--- START Data ---

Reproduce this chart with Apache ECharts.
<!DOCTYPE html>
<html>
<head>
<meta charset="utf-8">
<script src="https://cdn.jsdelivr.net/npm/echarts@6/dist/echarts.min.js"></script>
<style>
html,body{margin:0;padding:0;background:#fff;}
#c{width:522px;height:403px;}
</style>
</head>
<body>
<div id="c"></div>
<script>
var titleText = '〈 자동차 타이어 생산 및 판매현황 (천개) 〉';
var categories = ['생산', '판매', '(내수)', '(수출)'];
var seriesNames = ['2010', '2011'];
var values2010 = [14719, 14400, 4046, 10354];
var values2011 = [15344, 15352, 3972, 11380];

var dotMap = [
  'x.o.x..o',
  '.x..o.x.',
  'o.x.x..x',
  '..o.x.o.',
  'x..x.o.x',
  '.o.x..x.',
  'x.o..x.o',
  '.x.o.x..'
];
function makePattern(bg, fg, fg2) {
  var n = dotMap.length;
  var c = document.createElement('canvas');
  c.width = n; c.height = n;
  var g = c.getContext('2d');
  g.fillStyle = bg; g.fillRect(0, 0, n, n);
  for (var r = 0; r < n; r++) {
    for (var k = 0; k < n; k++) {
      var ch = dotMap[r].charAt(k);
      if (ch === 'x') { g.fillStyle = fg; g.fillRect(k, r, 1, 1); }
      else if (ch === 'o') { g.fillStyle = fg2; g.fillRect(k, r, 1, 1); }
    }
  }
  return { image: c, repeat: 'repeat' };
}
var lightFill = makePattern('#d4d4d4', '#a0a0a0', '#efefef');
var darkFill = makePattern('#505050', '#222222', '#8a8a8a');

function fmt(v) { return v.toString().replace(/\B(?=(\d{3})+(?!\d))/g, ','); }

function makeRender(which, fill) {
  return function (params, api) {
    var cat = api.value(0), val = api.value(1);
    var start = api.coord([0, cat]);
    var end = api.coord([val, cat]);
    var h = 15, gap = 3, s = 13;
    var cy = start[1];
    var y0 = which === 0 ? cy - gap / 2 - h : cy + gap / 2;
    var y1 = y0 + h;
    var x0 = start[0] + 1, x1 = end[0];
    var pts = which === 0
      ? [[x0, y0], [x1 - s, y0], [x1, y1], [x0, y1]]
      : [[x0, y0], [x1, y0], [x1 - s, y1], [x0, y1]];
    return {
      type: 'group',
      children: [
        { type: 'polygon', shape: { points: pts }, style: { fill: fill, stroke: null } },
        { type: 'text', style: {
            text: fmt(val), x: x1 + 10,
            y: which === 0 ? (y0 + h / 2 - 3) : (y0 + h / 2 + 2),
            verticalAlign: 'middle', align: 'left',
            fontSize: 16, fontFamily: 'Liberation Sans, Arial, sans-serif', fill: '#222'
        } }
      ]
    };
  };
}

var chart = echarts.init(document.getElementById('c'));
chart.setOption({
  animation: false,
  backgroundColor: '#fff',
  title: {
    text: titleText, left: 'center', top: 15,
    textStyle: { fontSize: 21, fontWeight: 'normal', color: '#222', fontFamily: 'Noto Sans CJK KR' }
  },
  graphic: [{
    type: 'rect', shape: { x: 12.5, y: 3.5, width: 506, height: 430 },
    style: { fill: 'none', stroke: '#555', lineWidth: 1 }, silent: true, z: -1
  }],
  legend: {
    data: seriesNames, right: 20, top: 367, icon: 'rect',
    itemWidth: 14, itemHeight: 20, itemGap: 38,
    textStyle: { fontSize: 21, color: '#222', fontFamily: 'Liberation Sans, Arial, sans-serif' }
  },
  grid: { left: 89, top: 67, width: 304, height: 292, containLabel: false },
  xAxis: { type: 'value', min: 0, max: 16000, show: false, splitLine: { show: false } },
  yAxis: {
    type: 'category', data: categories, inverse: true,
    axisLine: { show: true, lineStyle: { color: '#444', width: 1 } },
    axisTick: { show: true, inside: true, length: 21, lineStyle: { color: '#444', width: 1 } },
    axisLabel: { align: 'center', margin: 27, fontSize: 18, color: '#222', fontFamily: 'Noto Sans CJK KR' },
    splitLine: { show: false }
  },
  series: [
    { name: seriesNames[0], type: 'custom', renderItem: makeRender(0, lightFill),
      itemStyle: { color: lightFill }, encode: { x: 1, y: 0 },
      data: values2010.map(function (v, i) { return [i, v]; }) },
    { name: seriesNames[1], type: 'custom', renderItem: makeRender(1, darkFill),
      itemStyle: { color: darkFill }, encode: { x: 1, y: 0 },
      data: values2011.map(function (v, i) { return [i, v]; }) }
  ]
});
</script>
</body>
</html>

--- END Data ---

Aim: Restate the first line and every line after it, word for word, stopping once the line with "var values2011 = [15344, 15352, 3972, 11380];" is done.

Correct answer:
Reproduce this chart with Apache ECharts.
<!DOCTYPE html>
<html>
<head>
<meta charset="utf-8">
<script src="https://cdn.jsdelivr.net/npm/echarts@6/dist/echarts.min.js"></script>
<style>
html,body{margin:0;padding:0;background:#fff;}
#c{width:522px;height:403px;}
</style>
</head>
<body>
<div id="c"></div>
<script>
var titleText = '〈 자동차 타이어 생산 및 판매현황 (천개) 〉';
var categories = ['생산', '판매', '(내수)', '(수출)'];
var seriesNames = ['2010', '2011'];
var values2010 = [14719, 14400, 4046, 10354];
var values2011 = [15344, 15352, 3972, 11380];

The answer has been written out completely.